If you're the type of person who can appreciate arcade shooters of the 1990s, this budget-priced collection will certainly satisfy.

Your little ship can totally decimate that big one if you just keep shooting.
Your little ship can totally decimate that big one if you just keep shooting.
Raiden Fighters Aces collects and emulates three top-down, vertically scrolling arcade shooters and ships them out at a budget price. The three games comprise the Raiden Fighters series, starting with the original 1996 arcade game, its 1997 sequel, and Raiden Fighters Jet, originally a 1998 release. These are all pretty good shooters, and the game offers enough different options and modes to ensure that the collection can appeal to players of all skill levels.
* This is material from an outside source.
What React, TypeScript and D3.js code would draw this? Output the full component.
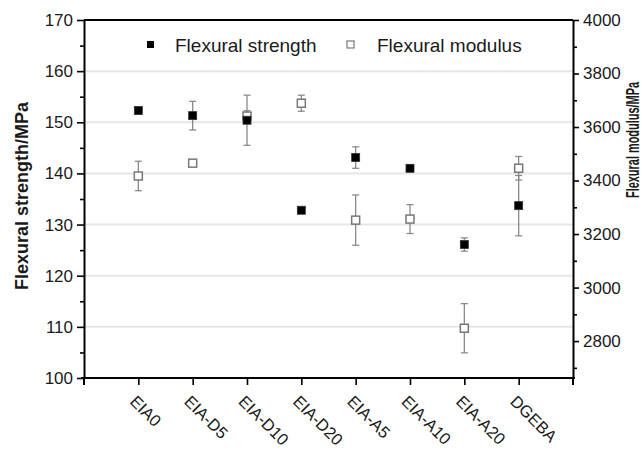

The game boots to a menu, where you can tinker around with display options and choose which of the three games you'd like to play. The visual options are fairly detailed, letting you adjust the size of the game screen, rotate the view (in case you've got a sideways TV), turn on and adjust scanlines, and so on. Once you've selected a game, you're presented with another menu where you can adjust the difficulty and play in a few different modes. The difficulty adjustments are pretty key and make a huge difference. For example, when you set the game to practice mode, the enemies don't fire back. That makes it (and most of its achievements) pretty easy. If you turn on expert mode, enemies explode into a cloud of bullets. That makes it, well, quite a bit harder. You can set the number of continues, replay for a higher score, or practice specific sections to get them down just right. When you're done playing, you can save recordings of your performance for later viewing.

The games themselves are fairly iconic vertical shooters that don't change that dramatically from one game to the next. Each one lets you pick from a variety of different ships that have different weapon systems, but the main upgrade path has you choosing between collecting missile power-ups or laser upgrades. Typically, the lasers home in on their targets. The games have a lot of tanks and jets to blow up along the way, but they're also focused pretty heavily on boss battles against huge war machines that spew bullets and take a real pounding before going up in flames. Each game isn't terribly long on its own, but provided you're playing on a difficulty setting that puts up a fight, it won't be a total breeze, either. Even on its hardest setting, none of the games delve into bullet hell territory, which helps make them feel like games you might actually be able to complete without being some sort of twitchy superhuman.

At $19.99, Raiden Fighters Aces compares favorably to the standard Xbox Live Arcade pricing structure, where each one of these three games would probably run $10. So if you have a hankering for this type of classic scrolling shooter gameplay, Raiden Fighters Aces is a strong package that you'll certainly enjoy.